Stillness in Motion in the Seventeenth Century Theatre

By P. A. Skantze | Go to book overview

3

Theatrically pressed

Pamphletheatre and the performance of a nation

THE ARGUMENT

This chapter examines the years generally considered a “gap” in performance history between ‘Renaissance’ and ‘Restoration’ theatre. Though the established theatres were for the most part closed from 1642 to 1660, performances of pamphlets, of playlets and other forms of ephemeral print took place in public theatricals or a pamphletheatre. Because of the crisis of production and the pressure put upon print to replace or to reinvent what had been the domain of the public theatrical, the works of the period and their reception give evidence of the continuing collaboration of textual creation and performance. Through the examination of stillness and motion in the public, popular sphere of pamphlet writing, performance, and reception, I argue against the false separation made by limiting the history of seventeenth-century performance and theatre to the periods before and after the Interregnum. The subject is vast: the chapter does not offer a survey, but rather points to ways to consider the pamphlet exchange of the Interregnum in terms of performance ‘companies’ of dissenters and public reception of pamphlet writing, as well as offering specific examples of works created for the pamphletheatre by John Milton and Richard Overton.

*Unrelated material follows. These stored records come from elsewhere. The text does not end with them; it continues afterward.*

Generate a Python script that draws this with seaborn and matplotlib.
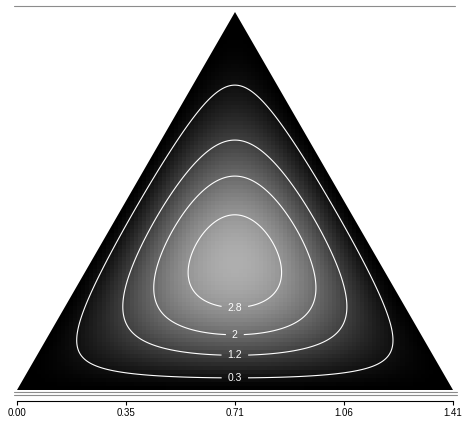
import math
import numpy as np
import matplotlib
matplotlib.use("Agg")
import matplotlib.pyplot as plt
from matplotlib.patches import Polygon
import seaborn as sns

# Dirichlet concentration of the plotted density (symmetric)
alpha = [2.5, 2.5, 2.5]
levels = [0.3, 1.2, 2.0, 2.8]
tick_pos = [0.0, 0.3536, 0.7071, 1.0607, 1.4142]
tick_labels = ["0.00", "0.35", "0.71", "1.06", "1.41"]

S = math.sqrt(2)
H = math.sqrt(6) / 2


def dirichlet_density(X, Y):
    a3 = Y / H
    a1 = (S - X - Y / math.sqrt(3)) / S
    a2 = 1 - a1 - a3
    inside = (a1 > 0) & (a2 > 0) & (a3 > 0)
    b = [np.clip(a, 1e-12, None) for a in (a1, a2, a3)]
    const = math.gamma(sum(alpha)) / np.prod([math.gamma(a) for a in alpha])
    d = const * b[0] ** (alpha[0] - 1) * b[1] ** (alpha[1] - 1) * b[2] ** (alpha[2] - 1)
    d = d / math.sqrt(3)  # per unit area of the equilateral triangle
    return np.where(inside, d, 0.0)


sns.set_theme(style="white")
plt.rcParams['font.family'] = ['Liberation Sans', 'DejaVu Sans']

W, Hpx = 463, 424
fig = plt.figure(figsize=(W / 100, Hpx / 100), dpi=100)
ppu = 308.5
x0_px = 16.7
base_px = 390.0
bottom_px = 400.5
ax = fig.add_axes([0, (Hpx - bottom_px) / Hpx, 1, bottom_px / Hpx])
ax.set_xlim(-x0_px / ppu, (W - x0_px) / ppu)
ax.set_ylim(-(bottom_px - base_px) / ppu, base_px / ppu)

# coarse raster image
nx, ny = 108, 94
xe = np.linspace(0, S, nx + 1)
ye = np.linspace(0, H, ny + 1)
xc = (xe[:-1] + xe[1:]) / 2
yc = (ye[:-1] + ye[1:]) / 2
XC, YC = np.meshgrid(xc, yc)
Z = dirichlet_density(XC, YC)
mesh = ax.pcolormesh(xe, ye, Z, cmap="gray", vmin=0, vmax=4.8, shading="flat")
tri = Polygon([(0, 0), (S, 0), (S / 2, H)], closed=True, facecolor="none", edgecolor="none")
ax.add_patch(tri)
mesh.set_clip_path(tri)

# smooth contours
xf = np.linspace(0, S, 500)
yf = np.linspace(0, H, 450)
XF, YF = np.meshgrid(xf, yf)
ZF = dirichlet_density(XF, YF)
cs = ax.contour(XF, YF, ZF, levels=levels, colors="white", linewidths=0.8)
lab_y = [0.04, 0.11, 0.17, 0.245]
ax.clabel(cs, inline=True, fontsize=7.5, colors="white", fmt=lambda v: f"{v:g}",
          manual=[(S / 2, y) for y in lab_y], inline_spacing=6)

# frame lines
def px_to_y(py):
    return (base_px - py) / ppu

def px_to_x(px):
    return (px - x0_px) / ppu

ax.plot([px_to_x(14), px_to_x(455)], [px_to_y(6)] * 2, color="#8c8c8c", lw=0.8)
for py in (391.5, 394.5):
    ax.plot([px_to_x(14), px_to_x(457)], [px_to_y(py)] * 2, color="#8c8c8c", lw=0.8)

for s in ["top", "right", "left"]:
    ax.spines[s].set_visible(False)
ax.spines["bottom"].set_bounds(0, S)
ax.spines["bottom"].set_color("black")
ax.spines["bottom"].set_linewidth(0.8)
ax.set_xticks(tick_pos)
ax.set_xticklabels(tick_labels, fontsize=7)
ax.tick_params(axis="x", direction="out", length=3, width=0.8, pad=2.5, bottom=True, colors="black")
ax.set_yticks([])

fig.savefig("out.png", dpi=100)
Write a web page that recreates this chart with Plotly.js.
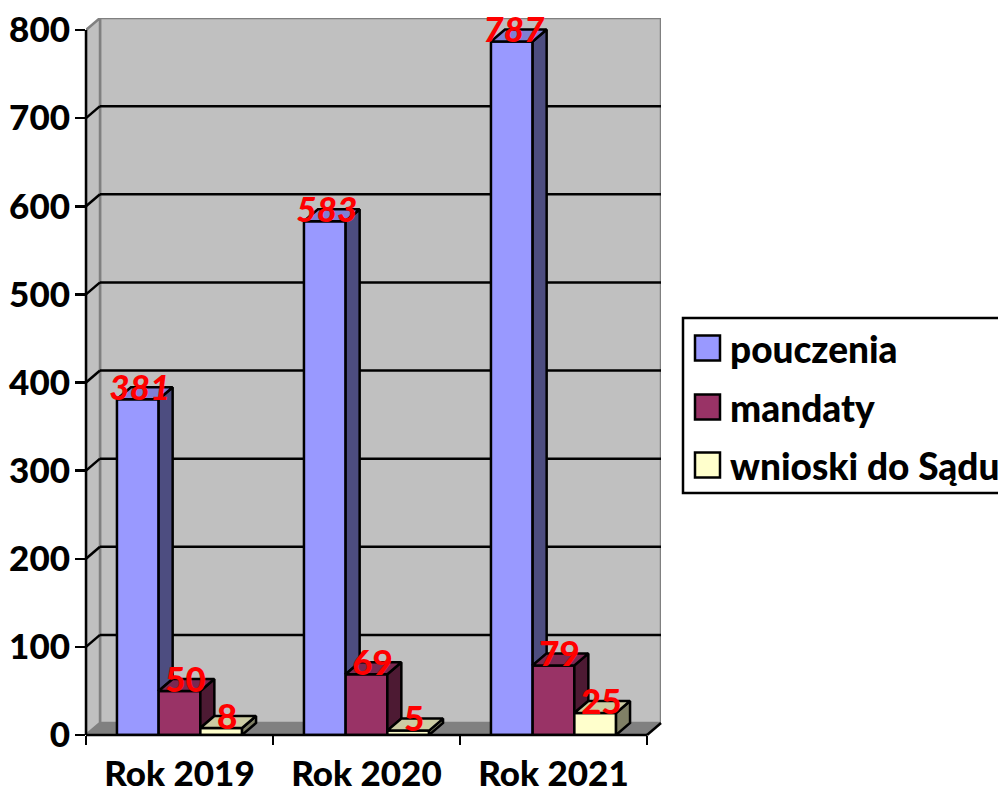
<!DOCTYPE html>
<html><head><meta charset="utf-8">
<script src="https://cdn.plot.ly/plotly-3.0.1.min.js"></script>
<style>html,body{margin:0;padding:0;background:#fff;overflow:hidden}#c{width:998px;height:794px}</style>
</head><body><div id="c"></div>
<script>
const categories = ["Rok 2019", "Rok 2020", "Rok 2021"];
const seriesNames = ["pouczenia", "mandaty", "wnioski do Sądu"];
const pouczenia = [381, 583, 787];
const mandaty = [50, 69, 79];
const wnioski = [8, 5, 25];
const yTicks = [0, 100, 200, 300, 400, 500, 600, 700, 800];
const frontColors = ["#9999FF", "#993366", "#FFFFCC"];
const sideColors = ["#4D4D80", "#4D1A33", "#808066"];
const topColors = ["#7F7FD4", "#7A2952", "#CCCCA3"];

const values = [pouczenia, mandaty, wnioski];
const catX = categories.map((_, i) => i + 0.5);
const L = 86, T = 18, PW = 575, PH = 717;
const pxPerCat = 187, pxPerUnit = 0.88125;
const dx = 14 / pxPerCat, dy = 12 / pxPerUnit;
const yMax = 800, nCat = categories.length;
const gap = 0.331, w = (1 - gap) / 3;
const FONT = "Lato, Carlito, 'Noto Sans', sans-serif";
const WEIGHT = 900;
const LW = 2.5;
const px = v => (v - L) / PW;
const py = v => (T + PH - v) / PH;
const xPaper = v => v / (nCat + dx);
const yPaper = v => v / (yMax + dy);

const traces = [];
values.forEach((vals, s) => {
  traces.push({type: "bar", name: seriesNames[s], x: catX, y: vals, showlegend: false, hoverinfo: "skip",
    cliponaxis: false, marker: {color: frontColors[s], line: {color: "#000", width: LW}}});
});
values.forEach((vals, s) => {
  const next = values[s + 1];
  const sx = [], sy = [], tx = [], ty = [];
  vals.forEach((v, i) => {
    const x1 = catX[i] + (s - 1.5) * w + w;
    const x0 = x1 - w;
    const base = next ? next[i] : 0;
    sx.push(x1, x1 + dx, x1 + dx, x1, x1, null);
    sy.push(base, base + dy, v + dy, v, base, null);
    tx.push(x0, x1, x1 + dx, x0 + dx, x0, null);
    ty.push(v, v, v + dy, v + dy, v, null);
  });
  traces.push({type: "scatter", mode: "lines", x: sx, y: sy, fill: "toself", fillcolor: sideColors[s],
    line: {color: "#000", width: LW}, showlegend: false, hoverinfo: "skip", cliponaxis: false});
  traces.push({type: "scatter", mode: "lines", x: tx, y: ty, fill: "toself", fillcolor: topColors[s],
    line: {color: "#000", width: LW}, showlegend: false, hoverinfo: "skip", cliponaxis: false});
});
values.forEach((vals, s) => {
  const shiftX = (s === 0 ? -5 : -1) / pxPerCat, shiftY = -4 / pxPerUnit;
  traces.push({type: "scatter", mode: "text", showlegend: false, hoverinfo: "skip", cliponaxis: false,
    x: vals.map((_, i) => catX[i] + (s - 1) * w + dx / 2 + shiftX),
    y: vals.map(v => v + dy + shiftY),
    text: vals.map(String), textposition: "middle center",
    textfont: {family: FONT, size: 35, color: "#FF0000", weight: WEIGHT, style: s === 0 ? "italic" : "normal"}});
});

const poly = pts => "M" + pts.map(p => p[0] + "," + p[1]).join("L") + "Z";
const shapes = [];
const dataShape = (path, fill, lineColor, lw) => shapes.push({type: "path", xref: "x", yref: "y", layer: "below",
  path, fillcolor: fill, line: {color: lineColor, width: lw}});
const seg = (x0, y0, x1, y1, color, lw) => shapes.push({type: "line", xref: "x", yref: "y", layer: "below",
  x0, y0, x1, y1, line: {color, width: lw}});
const axisSeg = (x0, y0, x1, y1) => shapes.push({type: "line", xref: "paper", yref: "paper", layer: "above",
  x0: xPaper(x0), y0: yPaper(y0), x1: xPaper(x1), y1: yPaper(y1), line: {color: "#000", width: LW}});

dataShape(poly([[dx, dy], [nCat + dx, dy], [nCat + dx, yMax + dy], [dx, yMax + dy]]), "#C0C0C0", "#808080", 2.5);
dataShape(poly([[0, 0], [dx, dy], [dx, yMax + dy], [0, yMax]]), "#C0C0C0", "#808080", 2.5);
dataShape(poly([[0, 0], [nCat, 0], [nCat + dx, dy], [dx, dy]]), "#808080", "#808080", 1);
yTicks.filter(v => v > 0 && v < yMax).forEach(v => {
  seg(dx, v + dy, nCat + dx, v + dy, "#000", LW);
  seg(0, v, dx, v + dy, "#000", LW);
});
axisSeg(0, 0, 0, yMax);
axisSeg(0, 0, nCat, 0);
axisSeg(nCat, 0, nCat + dx, dy);

const annotations = [];
const boxTop = 318, boxBottom = 493, boxLeft = 683;
shapes.push({type: "rect", xref: "paper", yref: "paper", x0: px(boxLeft), x1: px(1010), y0: py(boxBottom), y1: py(boxTop),
  fillcolor: "#fff", line: {color: "#000", width: LW}});
const legendY = [348, 407, 465];
seriesNames.forEach((n, s) => {
  shapes.push({type: "rect", xref: "paper", yref: "paper", x0: px(695), x1: px(720),
    y0: py(legendY[s] + 12.5), y1: py(legendY[s] - 12.5), fillcolor: frontColors[s], line: {color: "#000", width: LW}});
  annotations.push({xref: "paper", yref: "paper", x: px(730), y: py(legendY[s]), xanchor: "left", yanchor: "middle",
    showarrow: false, text: n, align: "left", xshift: -2,
    font: {family: FONT, size: 37, color: "#000", weight: WEIGHT}});
});

const layout = {
  width: 998, height: 794, showlegend: false, hovermode: false,
  paper_bgcolor: "#fff", plot_bgcolor: "rgba(0,0,0,0)",
  margin: {l: L, r: 998 - L - PW, t: T, b: 794 - T - PH, pad: 0, autoexpand: false},
  barmode: "group", bargap: gap, bargroupgap: 0,
  xaxis: {type: "linear", range: [0, nCat + dx], tickmode: "array", tickvals: catX, ticktext: categories,
    ticks: "", showgrid: false, zeroline: false, showline: false, ticklabelstandoff: 15,
    tickfont: {family: FONT, size: 35, color: "#000", weight: WEIGHT},
    minor: {tickmode: "array", tickvals: categories.map((_, i) => i).concat([nCat]), ticks: "outside", ticklen: 9,
      tickwidth: LW, tickcolor: "#000", showgrid: false}},
  yaxis: {type: "linear", range: [0, yMax + dy], tickmode: "array", tickvals: yTicks, ticktext: yTicks.map(String),
    ticks: "outside", ticklen: 10, tickwidth: LW, tickcolor: "#000", showgrid: false, zeroline: false, showline: false,
    ticklabelstandoff: -2,
    tickfont: {family: FONT, size: 35, color: "#000", weight: WEIGHT}},
  shapes, annotations
};
Plotly.newPlot("c", traces, layout, {displayModeBar: false, staticPlot: true});
</script></body></html>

One morning in 1997 New Yorkers woke, collected their ‘paper of record’ and noticed to their horror, if they had a moral attachment to the form the news arrives in, that The New York Times had gone ‘color.’ For the citizens who chose the Times primarily for its ‘serious’ and ‘comprehensive’ news reporting, the gaudy color pictures slapped onto the front page of each section betrayed sober reporting for flashy, advertising tactics. Color signaled a difference in intent for the paper. While the columns and columns of newsprint flowed down the paper in an orderly fashion, there to be read and then discarded (or recycled), the dressing up of the paper seemed to render the news itself a visual object…more importantly… an object that could be comprehended visually, not solely by reading.